Let \(\displaystyle{\left\{A,B\right\}}\) be a partition of open subsets of \(\displaystyle{X}\), that is

\(\displaystyle{A\,,B\in\mathbb{T}-\left\{\varnothing\right\}\,,X=A\cup B\,,A\cap B=\varnothing}\). Consider the function

\(\displaystyle{f:X\longrightarrow \mathbb{R}\,,x\mapsto f(x)=\begin{cases}
0\,\,,x\in A\\
1\,\,,x\in B
\end{cases}}\)

Obviously, \(\displaystyle{f\neq \mathbb{O}\,,f\neq \mathbb{1}\,\,\,,f(X)=\left\{0,1\right\}}\) .

The ring \(\displaystyle{\left(C(X,\mathbb{R}),+,\cdot\right)}\) is commutative,

so: \(\displaystyle{f\cdot g=g\cdot f\,,\forall\,g\in C(X,\mathbb{R})}\) . Also, if \(\displaystyle{x\in X}\), then :

\(\displaystyle{\bullet: x\in A\implies f^2(x)=f(x)\cdot f(x)=0\cdot 0=0=f(x)}\)

\(\displaystyle{\bullet: x\in B\implies f^2(x)=f(x)\cdot f(x)=1\cdot 1=1=f(x)}\)

and thus: \(\displaystyle{f^2=f}\) . Let \(\displaystyle{x_0\in X}\) and \(\displaystyle{W}\) be a region

of \(\displaystyle{f(x_0)}\). There exists \(\displaystyle{\left(a,b\right)\subseteq \mathbb{R}}\) such that

\(\displaystyle{f(x_0)\in\left(a,b\right)\subseteq W}\) . If \(\displaystyle{x_0\in A\,,A\in\mathbb{T}}\), then :

\(\displaystyle{f(x_0)=0}\) and \(\displaystyle{f(A)=\left\{0\right\}\subseteq W}\). If \(\displaystyle{x_0\in B\,,B\in\mathbb{T}}\)

then \(\displaystyle{f(x_0)=1}\) and \(\displaystyle{f(B)=\left\{1\right\}\subseteq W}\). In any case, the function \(\displaystyle{f}\)
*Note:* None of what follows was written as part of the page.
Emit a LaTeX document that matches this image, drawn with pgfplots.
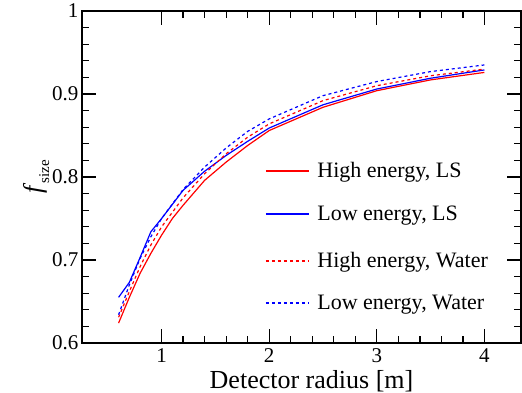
\documentclass[border=0pt]{standalone}
\usepackage{fontspec}
\setmainfont{Liberation Serif}
\usepackage{pgfplots}
\pgfplotsset{compat=1.18}
\pgfplotsset{
  base/.style={
    at={(0pt,0pt)}, anchor=south west,
    scale only axis, width=439pt, height=332pt,
    xmin=0.26, xmax=4.34, ymin=0.6, ymax=1,
    legend cell align=left,
    legend image code/.code={\draw[##1] (0pt,0pt) -- (43pt,0pt);},
  },
  leg/.style={legend style={draw=none, fill=none, at={(rel axis cs:0,0)}, anchor=west,
    xshift=180pt, yshift=#1,
    nodes={font=\fontsize{22}{22}\selectfont, inner xsep=8pt}}},
}
\begin{document}
\begin{tikzpicture}
\useasboundingbox (-82pt,-50pt) rectangle (440pt,343pt);
\begin{axis}[base, leg=172pt,
  xtick={1,2,3,4}, ytick={0.6,0.7,0.8,0.9,1},
  yticklabels={0.6,0.7,0.8,0.9,1},
  minor x tick num=4, minor y tick num=4,
  tick align=inside,
  major tick length=14pt, minor tick length=7pt,
  axis line style={line width=1.5pt},
  every tick/.style={line width=1.3pt, black},
  /pgf/number format/assume math mode=true,
  ticklabel style={font=\fontsize{21}{21}\selectfont},
  xticklabel style={yshift=-2pt},
  xlabel={Detector radius [m]},
  xlabel style={font=\fontsize{26}{26}\selectfont, yshift=-1pt, xshift=10pt},
  ylabel={\textit{f}\raisebox{-0.3em}{\fontsize{15}{15}\selectfont size}},
  ylabel style={font=\fontsize{26}{26}\selectfont, yshift=-4pt},
]
\addplot[red, line width=1.2pt] coordinates {
(0.6,0.624) (0.7,0.655) (0.8,0.684) (0.9,0.708) (1.0,0.730) (1.1,0.750) (1.2,0.766)
(1.4,0.796) (1.6,0.818) (1.8,0.838) (2.0,0.856) (2.5,0.884) (3.0,0.904) (3.5,0.917) (4.0,0.926)};
\addlegendentry{High energy, LS}
\end{axis}
\begin{axis}[base, hide axis, leg=129pt]
\addplot[blue, line width=1.2pt] coordinates {
(0.6,0.655) (0.7,0.673) (0.8,0.703) (0.9,0.734) (1.0,0.750) (1.1,0.767) (1.2,0.784)
(1.4,0.807) (1.6,0.826) (1.8,0.843) (2.0,0.859) (2.5,0.887) (3.0,0.906) (3.5,0.919) (4.0,0.929)};
\addlegendentry{Low energy, LS}
\end{axis}
\begin{axis}[base, hide axis, leg=82pt]
\addplot[red, line width=1.2pt, dash pattern=on 3pt off 3pt] coordinates {
(0.6,0.631) (0.7,0.662) (0.8,0.692) (0.9,0.718) (1.0,0.740) (1.2,0.775)
(1.4,0.804) (1.6,0.828) (1.8,0.848) (2.0,0.864) (2.5,0.892) (3.0,0.910) (3.5,0.922) (4.0,0.930)};
\addlegendentry{High energy, Water}
\end{axis}
\begin{axis}[base, hide axis, leg=40pt]
\addplot[blue, line width=1.2pt, dash pattern=on 3pt off 3pt] coordinates {
(0.6,0.634) (0.7,0.670) (0.8,0.702) (0.9,0.728) (1.0,0.750) (1.2,0.785)
(1.4,0.812) (1.6,0.835) (1.8,0.855) (2.0,0.870) (2.5,0.898) (3.0,0.915) (3.5,0.927) (4.0,0.935)};
\addlegendentry{Low energy, Water}
\end{axis}
\end{tikzpicture}
\end{document}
is continuous at \(\displaystyle{x_0\in X}\). Therefore, the function \(\displaystyle{f}\) is continuous. This way, the function

\(\displaystyle{f\in C(X,\mathbb{R})-\left\{\mathbb{O},\mathbb{1}\right\}}\) such that

\(\displaystyle{f\cdot g=g\cdot f\,,\forall\,g\in C(X,\mathbb{R})}\) and \(\displaystyle{f^2=f}\), a contradiction, since the

ring \(\displaystyle{\left(C(X,\mathbb{R}),+,\cdot\right)}\) is connected.

So, the topological space \(\displaystyle{\left(X,\mathbb{T}\right)}\) is connected.